Invasão pouco provável
As ameaças dos EUA, no entanto, ainda fazem parte de um jogo de palavras da Casa Branca. A porta-voz do governo de Donald Trump, Karoline Leavitt, afirmou que os Estados Unidos usariam “toda a força” contra a Venezuela. Antes, o Departamento de Estado havia aumentado a recompensa pela prisão de Nicolás Maduro para US$ 50 milhões e, sem apresentar provas, reiterou que o mandatário venezuelano seria chefe do Cartel dos Sóis, uma suposta organização criminosa, sobre a qual não há informações oficiais.
Uma invasão dos Estados Unidos, no entanto, é questionada pelos venezuelanos. Eles não acreditam que realmente seja possível uma incursão militar estrangeira agora, ainda que este seja o interesse da gestão de Donald Trump.
Loredana Bravo afirma que as recentes declarações do secretário de Estado dos EUA, Marco Rubio, atendem a um processo de “pressão psicológica”, mas que a tendência é que nada disso se concretize em um curto espaço de tempo.
“As guerras modernas começam com a guerra psicológica.
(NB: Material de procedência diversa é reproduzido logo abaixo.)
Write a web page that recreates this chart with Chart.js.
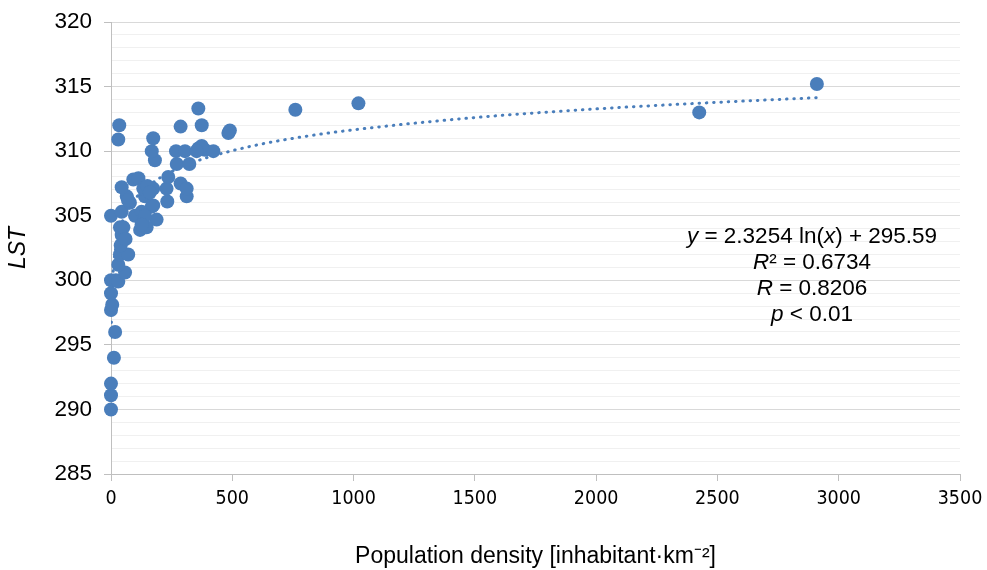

Começam com esse sistema para amedrontar. Mas a Venezuela é um caso diferente. Temos uma história de luta, de guerras, quando não existiam as redes sociais e essas estratégias psicológicas. Nós temos uma história de liberdade que os EUA têm em uma escala menor. Eu acho que os EUA têm a intenção, tem a vontade, mas tem que mover suas peças com cuidado, porque estamos com aliados muito importantes”, disse.
O potencial militar venezuelano ainda não está claro, mas é um dos maiores da América Latina. De acordo com o grupo Instituto Internacional de Estudos Estratégicos (IISS), a Venezuela tinha, em 2020, um contingente de mais de 343 mil soldados, ficando atrás só de Colômbia (428 mil) e Brasil (762 mil). O grupo britânico é conhecido por estudar e fazer levantamentos da estrutura militar de todos os países.